Konuyla ilgili yazılı açıklamasında mevcut sorunlara kalıcı çözümler bulunması gerektiğini dile getiren Kurşunoğlu, tuzlu su sorununun çözülmesi, verimden düşmüş ağaçların gençleştirilmesi, fiyat politikalarının düzenlenmesi gibi taleplerde bulundu.

Narenciye sektörü ve kurumun geleceğine yönelik önemli kararların üretilmesi gerekliliğine inandıklarını kaydeden Kurşunoğlu, şu tavsiyelerde bulundu:

“Üretim, maliyetler, fiyat belirleme, teşvik sistemi, hasat, ürün işleme, stoklama, pazarlama, finansal sorunlar, ödeme tedbirleri ve benzer alanlardaki sorunlara kalıcı çözümler içeren bir yapının hayata geçirilmemesi halinde mevcut sorunlar derinleşerek artmaya devam edecektir.

Üretici, düşük maliyetli üretim yapabilme ve kaliteli ürün yetiştirebilme yönünde teşviklerle desteklenmelidir. Bir an önce tuzlu su esaretinden kurtarılıp tatlı su ile buluşturulmalıdır. Teşvikleri hak edişte bakım esas alınmalıdır.

Minimum dokuz aya yayılan hasat dönemine cevap verecek çeşitliliği içeren bir ürün yelpazesi projelendirilip acilen hayata geçirilmelidir. Verimden düşmüş yaşlı ağaçlar gençleştirilip verimlilik artırılmalıdır.

Dönüm başı verim fazlalığı maliyetlere yansıyan önemli bir faktördür. Yaşlı ağaçlarda ısrar edip maliyetler aşağıya çekilemez. Kaliteli ürün ve rekabetçi maliyetlerin açamayacağı pazar yoktur.”

Cypfruvex’in nüfuz alanının, çalışma esaslarının, yönetsel yetki ve sorumluluklarının net olması ve mali yapıdaki belirsizliklerin çözülmesini talep eden Kurşunoğlu Türkiye pazarı dışındaki pazarlara rekabet edici fiyatlarla ürün satış yetkilerinin olmadığını belirtti.

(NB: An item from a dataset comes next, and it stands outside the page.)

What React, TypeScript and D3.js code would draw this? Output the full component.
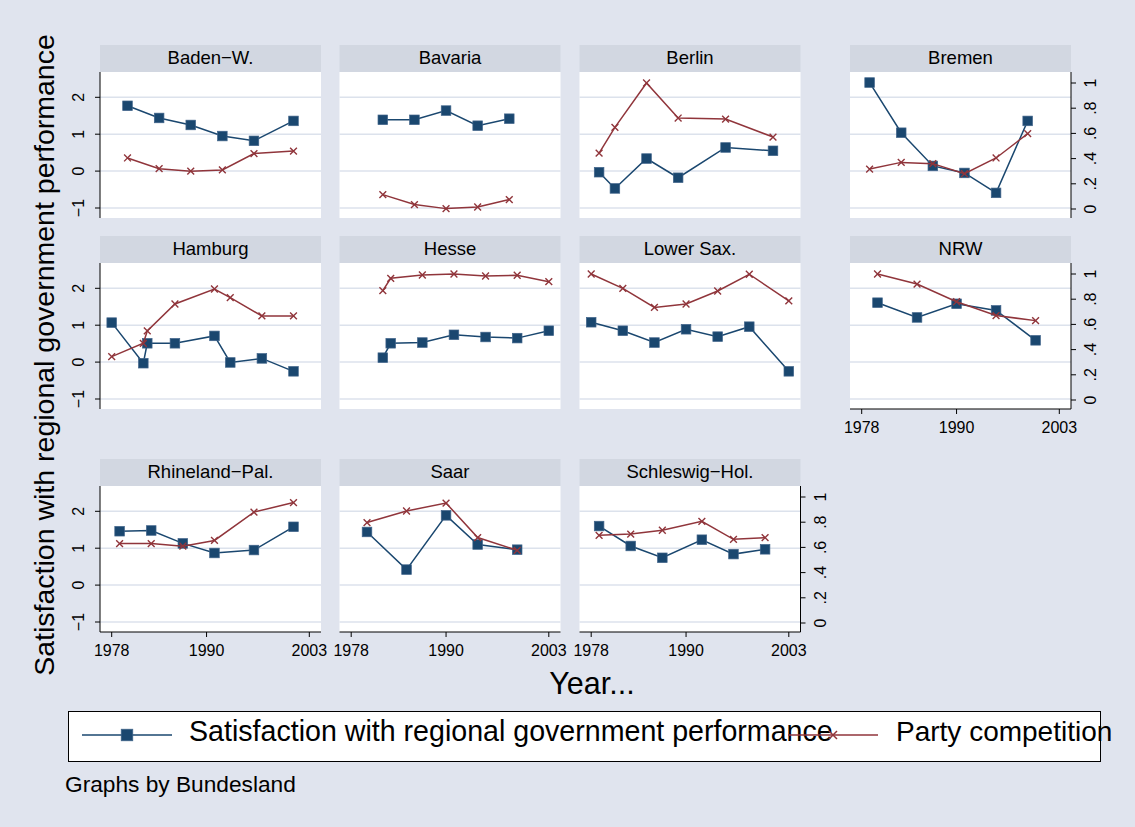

“Siyasi kaygılarla belirlenen fiyat politikaları ile düze çıkmak mümkün değildir” diyen Kurşunoğlu, şöyle devam etti:

“İhtiyaç on bin ton iken kırk bin ton almak zorunda kalınıyorsa devlet desteği ve bu desteğin devlet bütçesinde karşılığı olmadan ayakta durulmaz.

Ülkedeki tek konsantre tesisinin özelleştirilmesi bugün için felakettir. Özel bir işletmeyi ürün dalında kalmasın diye ihtiyacından fazla alıp batmaya kimse zorlayamaz.

Özelleştirme bugün için uygun olmadığına göre devlet genelde narenciye, özelde kurumumuza yönelik denetlenebilir himayeci konumunu sürdürmelidir.

Ya ticari bir işletme gibi çalıştırılır devletin katkısı aranmaz. Ya da fiyatından alacağı ürün miktarına, satacağı fiyata kadar her şeyine müdahale edilecek ise devlet bütçesine bunun karşılığı konur. Üreticinin zamanında ödenebilmesi ancak bu sayede aksamadan sürdürülebilir.

Aynı anda var olan borç ve faizleri ile mücadele ederken vadeli konsantre satışları ile öngörülen sürelerde yüksek meblağları bir araya getirebilmek mümkün değildir. Yirmi milyona yakın borç ve sıfır işletme sermayesi ile devraldığımız unutulmamalıdır. Kısa sürede devlet garantisi ile ucuz kredi olanağından yararlanmak tek çıkar yoldur.”

Önerilerinin mali kaynak ve bütçe olanaklarına bağlı olduğunun bilincinde olduklarını ancak yaşanan sorunlarla  ilgili kamuoyunun doğru bilgilendirilmesi gerekliliğine inandıklarını dile getiren Kurşunoğlu, açıklamasını “Görev süremizce şovdan, israftan uzak düzgün iş yapma arzusu ve anlayışı ile kurumumuzu adil yönetmeye, her türlü spekülasyon ve tartışmanın uzağında durmaya çalıştık. Suskunluğumuzu beceriksizlik olarak algılayanlara verilecek cevabımız her zaman var olacaktır” diyerek bitirdi.